> [EXERCISE AIM]: Every record must be repeated exactly; omit any pictures they contain.

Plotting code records
======
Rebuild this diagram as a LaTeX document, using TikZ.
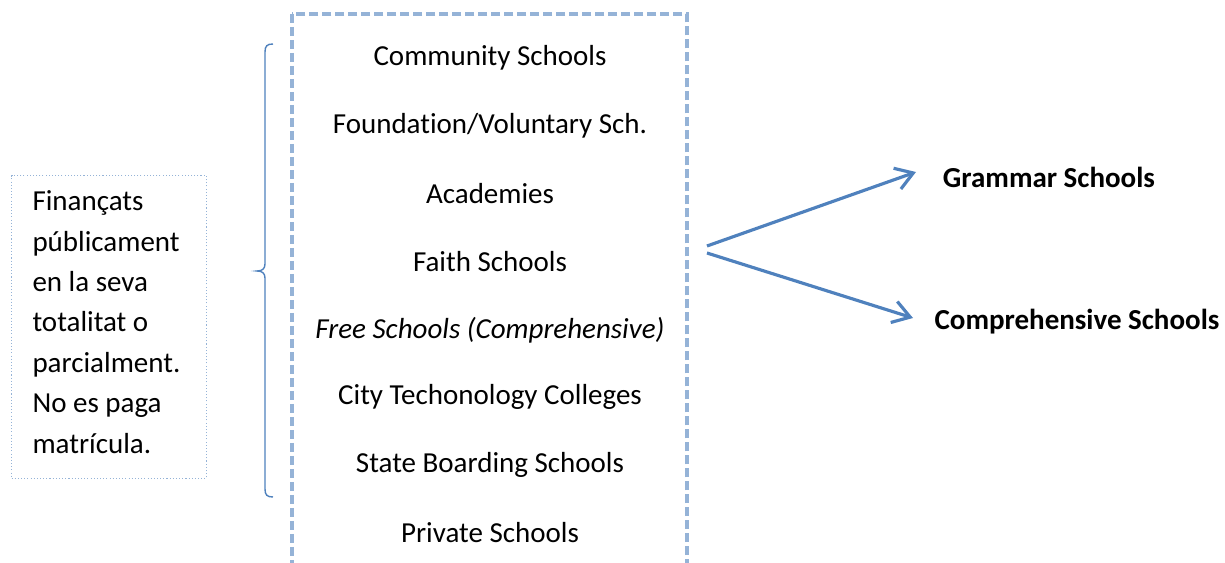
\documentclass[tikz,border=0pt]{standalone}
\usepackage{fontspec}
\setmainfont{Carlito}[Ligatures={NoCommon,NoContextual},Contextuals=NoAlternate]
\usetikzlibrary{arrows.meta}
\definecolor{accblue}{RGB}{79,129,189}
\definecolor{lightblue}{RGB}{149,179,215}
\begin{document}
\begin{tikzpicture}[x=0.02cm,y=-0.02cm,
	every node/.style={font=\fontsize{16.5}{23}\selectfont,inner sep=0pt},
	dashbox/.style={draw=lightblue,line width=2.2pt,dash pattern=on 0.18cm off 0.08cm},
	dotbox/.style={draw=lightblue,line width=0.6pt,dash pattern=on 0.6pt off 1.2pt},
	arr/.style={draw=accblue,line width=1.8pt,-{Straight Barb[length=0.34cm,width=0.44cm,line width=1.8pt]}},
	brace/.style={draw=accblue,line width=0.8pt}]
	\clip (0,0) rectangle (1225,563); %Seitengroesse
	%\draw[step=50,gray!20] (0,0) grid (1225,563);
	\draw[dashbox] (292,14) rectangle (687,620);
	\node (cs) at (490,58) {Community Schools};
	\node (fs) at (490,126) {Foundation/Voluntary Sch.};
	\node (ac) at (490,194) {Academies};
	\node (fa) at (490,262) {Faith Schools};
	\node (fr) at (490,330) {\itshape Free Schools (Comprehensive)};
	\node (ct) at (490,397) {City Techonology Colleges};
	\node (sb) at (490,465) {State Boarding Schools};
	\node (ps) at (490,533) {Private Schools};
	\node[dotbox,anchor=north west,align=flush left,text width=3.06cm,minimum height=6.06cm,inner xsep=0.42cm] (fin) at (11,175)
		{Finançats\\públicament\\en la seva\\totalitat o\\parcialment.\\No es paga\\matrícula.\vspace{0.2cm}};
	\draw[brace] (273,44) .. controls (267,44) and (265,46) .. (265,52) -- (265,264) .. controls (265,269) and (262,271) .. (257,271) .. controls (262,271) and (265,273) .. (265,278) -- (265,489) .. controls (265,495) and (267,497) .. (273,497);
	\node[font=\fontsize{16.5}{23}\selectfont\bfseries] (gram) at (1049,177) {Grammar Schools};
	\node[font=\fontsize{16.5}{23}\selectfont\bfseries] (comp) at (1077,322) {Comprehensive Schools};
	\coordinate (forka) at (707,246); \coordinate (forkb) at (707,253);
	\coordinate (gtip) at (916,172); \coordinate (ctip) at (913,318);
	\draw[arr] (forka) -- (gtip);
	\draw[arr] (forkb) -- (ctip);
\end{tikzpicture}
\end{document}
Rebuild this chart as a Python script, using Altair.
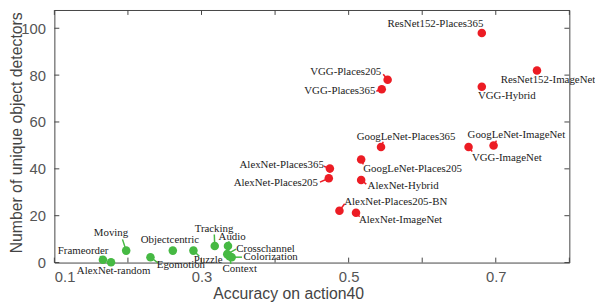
======
> [ANSWER FOR THE TASK]:
Rebuild this diagram as a LaTeX document, using TikZ.
\documentclass[tikz,border=0pt]{standalone}
\usepackage{fontspec}
\setmainfont{Carlito}[Ligatures={NoCommon,NoContextual},Contextuals=NoAlternate]
\usetikzlibrary{arrows.meta}
\definecolor{accblue}{RGB}{79,129,189}
\definecolor{lightblue}{RGB}{149,179,215}
\begin{document}
\begin{tikzpicture}[x=0.02cm,y=-0.02cm,
	every node/.style={font=\fontsize{16.5}{23}\selectfont,inner sep=0pt},
	dashbox/.style={draw=lightblue,line width=2.2pt,dash pattern=on 0.18cm off 0.08cm},
	dotbox/.style={draw=lightblue,line width=0.6pt,dash pattern=on 0.6pt off 1.2pt},
	arr/.style={draw=accblue,line width=1.8pt,-{Straight Barb[length=0.34cm,width=0.44cm,line width=1.8pt]}},
	brace/.style={draw=accblue,line width=0.8pt}]
	\clip (0,0) rectangle (1225,563); %Seitengroesse
	%\draw[step=50,gray!20] (0,0) grid (1225,563);
	\draw[dashbox] (292,14) rectangle (687,620);
	\node (cs) at (490,58) {Community Schools};
	\node (fs) at (490,126) {Foundation/Voluntary Sch.};
	\node (ac) at (490,194) {Academies};
	\node (fa) at (490,262) {Faith Schools};
	\node (fr) at (490,330) {\itshape Free Schools (Comprehensive)};
	\node (ct) at (490,397) {City Techonology Colleges};
	\node (sb) at (490,465) {State Boarding Schools};
	\node (ps) at (490,533) {Private Schools};
	\node[dotbox,anchor=north west,align=flush left,text width=3.06cm,minimum height=6.06cm,inner xsep=0.42cm] (fin) at (11,175)
		{Finançats\\públicament\\en la seva\\totalitat o\\parcialment.\\No es paga\\matrícula.\vspace{0.2cm}};
	\draw[brace] (273,44) .. controls (267,44) and (265,46) .. (265,52) -- (265,264) .. controls (265,269) and (262,271) .. (257,271) .. controls (262,271) and (265,273) .. (265,278) -- (265,489) .. controls (265,495) and (267,497) .. (273,497);
	\node[font=\fontsize{16.5}{23}\selectfont\bfseries] (gram) at (1049,177) {Grammar Schools};
	\node[font=\fontsize{16.5}{23}\selectfont\bfseries] (comp) at (1077,322) {Comprehensive Schools};
	\coordinate (forka) at (707,246); \coordinate (forkb) at (707,253);
	\coordinate (gtip) at (916,172); \coordinate (ctip) at (913,318);
	\draw[arr] (forka) -- (gtip);
	\draw[arr] (forkb) -- (ctip);
\end{tikzpicture}
\end{document}
Rebuild this chart as a Python script, using Altair.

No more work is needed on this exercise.